━━━ RECORD SET ━━━

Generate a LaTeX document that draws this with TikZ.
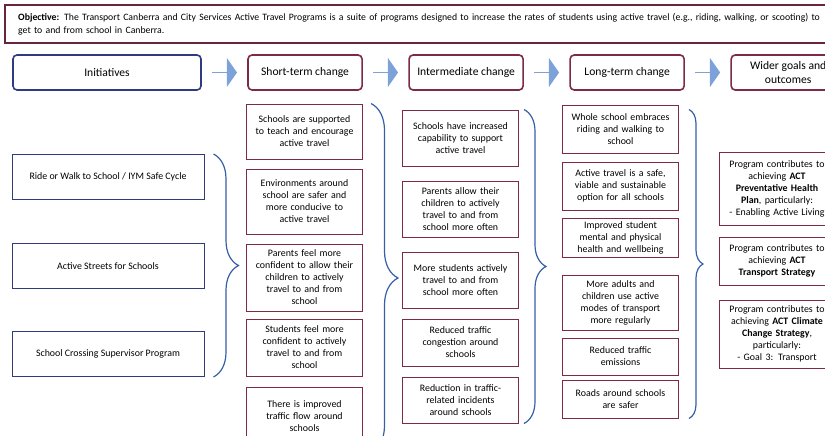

━━━
━━━ RECORD SET ━━━

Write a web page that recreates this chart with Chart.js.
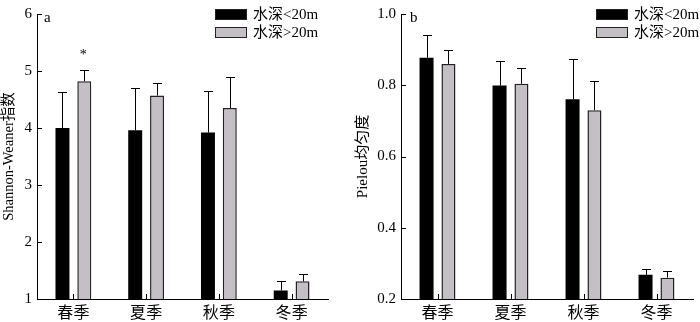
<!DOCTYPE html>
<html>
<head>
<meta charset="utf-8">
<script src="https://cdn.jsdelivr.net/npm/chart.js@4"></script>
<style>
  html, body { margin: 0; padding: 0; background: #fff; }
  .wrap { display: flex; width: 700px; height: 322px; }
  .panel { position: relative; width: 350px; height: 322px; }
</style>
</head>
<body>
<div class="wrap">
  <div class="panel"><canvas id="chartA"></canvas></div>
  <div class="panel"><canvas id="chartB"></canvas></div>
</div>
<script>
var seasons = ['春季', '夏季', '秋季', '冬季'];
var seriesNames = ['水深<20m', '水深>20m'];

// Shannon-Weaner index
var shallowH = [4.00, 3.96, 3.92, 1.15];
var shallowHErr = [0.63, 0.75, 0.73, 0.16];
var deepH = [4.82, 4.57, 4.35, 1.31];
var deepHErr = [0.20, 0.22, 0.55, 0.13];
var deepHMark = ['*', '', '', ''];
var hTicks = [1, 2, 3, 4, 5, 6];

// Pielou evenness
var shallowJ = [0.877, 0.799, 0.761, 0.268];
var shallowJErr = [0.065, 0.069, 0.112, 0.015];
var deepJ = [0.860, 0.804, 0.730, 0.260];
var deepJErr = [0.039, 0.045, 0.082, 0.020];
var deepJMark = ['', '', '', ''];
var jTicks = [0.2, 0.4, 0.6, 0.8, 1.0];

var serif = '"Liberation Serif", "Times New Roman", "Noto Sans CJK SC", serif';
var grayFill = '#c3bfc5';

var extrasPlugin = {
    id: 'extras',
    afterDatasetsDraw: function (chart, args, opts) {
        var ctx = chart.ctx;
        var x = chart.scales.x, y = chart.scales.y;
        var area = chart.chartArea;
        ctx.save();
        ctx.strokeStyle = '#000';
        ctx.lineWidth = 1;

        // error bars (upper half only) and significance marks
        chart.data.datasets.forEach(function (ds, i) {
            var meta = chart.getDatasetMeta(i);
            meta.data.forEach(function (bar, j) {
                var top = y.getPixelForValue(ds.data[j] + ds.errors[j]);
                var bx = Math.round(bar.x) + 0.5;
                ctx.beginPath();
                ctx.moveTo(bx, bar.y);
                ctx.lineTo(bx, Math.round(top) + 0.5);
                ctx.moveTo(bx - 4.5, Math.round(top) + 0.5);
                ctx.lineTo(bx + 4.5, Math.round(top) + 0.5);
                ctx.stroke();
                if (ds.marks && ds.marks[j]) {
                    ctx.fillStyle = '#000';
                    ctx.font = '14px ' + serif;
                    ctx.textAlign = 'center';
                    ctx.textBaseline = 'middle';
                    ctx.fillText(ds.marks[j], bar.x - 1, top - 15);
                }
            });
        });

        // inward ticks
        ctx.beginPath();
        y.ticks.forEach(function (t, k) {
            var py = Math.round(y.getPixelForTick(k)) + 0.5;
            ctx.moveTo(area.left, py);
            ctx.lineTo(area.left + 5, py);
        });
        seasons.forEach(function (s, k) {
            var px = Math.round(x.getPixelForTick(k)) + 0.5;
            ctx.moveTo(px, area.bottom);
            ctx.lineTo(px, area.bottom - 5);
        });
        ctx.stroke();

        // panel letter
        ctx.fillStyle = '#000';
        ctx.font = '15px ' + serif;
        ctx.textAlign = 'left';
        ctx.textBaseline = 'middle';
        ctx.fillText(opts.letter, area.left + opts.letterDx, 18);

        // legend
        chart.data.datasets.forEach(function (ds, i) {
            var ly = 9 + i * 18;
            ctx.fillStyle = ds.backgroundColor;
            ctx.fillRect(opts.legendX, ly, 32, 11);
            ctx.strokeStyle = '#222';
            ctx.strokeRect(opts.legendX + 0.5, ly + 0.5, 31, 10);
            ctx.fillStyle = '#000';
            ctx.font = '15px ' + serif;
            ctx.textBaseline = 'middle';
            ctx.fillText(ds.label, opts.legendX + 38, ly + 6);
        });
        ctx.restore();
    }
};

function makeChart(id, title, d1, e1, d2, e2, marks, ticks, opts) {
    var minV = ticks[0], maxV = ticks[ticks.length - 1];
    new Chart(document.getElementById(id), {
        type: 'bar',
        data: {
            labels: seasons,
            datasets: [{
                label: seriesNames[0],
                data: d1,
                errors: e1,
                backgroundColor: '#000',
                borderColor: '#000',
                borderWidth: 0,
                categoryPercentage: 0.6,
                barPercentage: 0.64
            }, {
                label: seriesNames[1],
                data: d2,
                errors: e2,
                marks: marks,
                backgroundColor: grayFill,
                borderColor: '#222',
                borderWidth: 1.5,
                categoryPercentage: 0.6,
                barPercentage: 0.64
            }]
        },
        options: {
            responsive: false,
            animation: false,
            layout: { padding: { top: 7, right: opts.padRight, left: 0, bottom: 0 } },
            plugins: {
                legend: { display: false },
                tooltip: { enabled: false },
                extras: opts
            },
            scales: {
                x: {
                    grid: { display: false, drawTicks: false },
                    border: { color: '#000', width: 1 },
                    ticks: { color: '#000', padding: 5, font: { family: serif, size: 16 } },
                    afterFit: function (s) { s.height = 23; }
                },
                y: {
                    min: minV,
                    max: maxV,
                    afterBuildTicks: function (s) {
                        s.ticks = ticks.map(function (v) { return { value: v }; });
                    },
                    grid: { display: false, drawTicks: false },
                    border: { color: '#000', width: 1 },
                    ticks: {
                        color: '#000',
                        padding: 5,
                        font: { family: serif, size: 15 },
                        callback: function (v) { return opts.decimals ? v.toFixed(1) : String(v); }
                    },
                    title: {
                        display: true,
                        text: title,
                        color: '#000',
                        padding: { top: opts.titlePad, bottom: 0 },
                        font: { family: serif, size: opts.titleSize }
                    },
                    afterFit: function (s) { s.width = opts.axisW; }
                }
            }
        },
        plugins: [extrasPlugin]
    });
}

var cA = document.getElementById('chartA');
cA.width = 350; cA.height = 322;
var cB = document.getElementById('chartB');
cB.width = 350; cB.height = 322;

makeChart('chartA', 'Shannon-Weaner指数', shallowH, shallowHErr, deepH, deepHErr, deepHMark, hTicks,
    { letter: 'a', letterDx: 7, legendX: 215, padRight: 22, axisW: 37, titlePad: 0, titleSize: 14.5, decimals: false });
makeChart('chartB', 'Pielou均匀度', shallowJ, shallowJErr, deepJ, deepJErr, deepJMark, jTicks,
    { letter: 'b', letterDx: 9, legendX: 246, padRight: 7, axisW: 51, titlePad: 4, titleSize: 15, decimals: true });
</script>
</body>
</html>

━━━

- WHAT IS BEING ASKED
Copy out the listing above from the line containing "Write a web" to the line containing "var grayFill = '#c3bfc5';", both included, exactly as written and minus the images.

- CORRECT OUTPUT
Write a web page that recreates this chart with Chart.js.
<!DOCTYPE html>
<html>
<head>
<meta charset="utf-8">
<script src="https://cdn.jsdelivr.net/npm/chart.js@4"></script>
<style>
  html, body { margin: 0; padding: 0; background: #fff; }
  .wrap { display: flex; width: 700px; height: 322px; }
  .panel { position: relative; width: 350px; height: 322px; }
</style>
</head>
<body>
<div class="wrap">
  <div class="panel"><canvas id="chartA"></canvas></div>
  <div class="panel"><canvas id="chartB"></canvas></div>
</div>
<script>
var seasons = ['春季', '夏季', '秋季', '冬季'];
var seriesNames = ['水深<20m', '水深>20m'];

// Shannon-Weaner index
var shallowH = [4.00, 3.96, 3.92, 1.15];
var shallowHErr = [0.63, 0.75, 0.73, 0.16];
var deepH = [4.82, 4.57, 4.35, 1.31];
var deepHErr = [0.20, 0.22, 0.55, 0.13];
var deepHMark = ['*', '', '', ''];
var hTicks = [1, 2, 3, 4, 5, 6];

// Pielou evenness
var shallowJ = [0.877, 0.799, 0.761, 0.268];
var shallowJErr = [0.065, 0.069, 0.112, 0.015];
var deepJ = [0.860, 0.804, 0.730, 0.260];
var deepJErr = [0.039, 0.045, 0.082, 0.020];
var deepJMark = ['', '', '', ''];
var jTicks = [0.2, 0.4, 0.6, 0.8, 1.0];

var serif = '"Liberation Serif", "Times New Roman", "Noto Sans CJK SC", serif';
var grayFill = '#c3bfc5';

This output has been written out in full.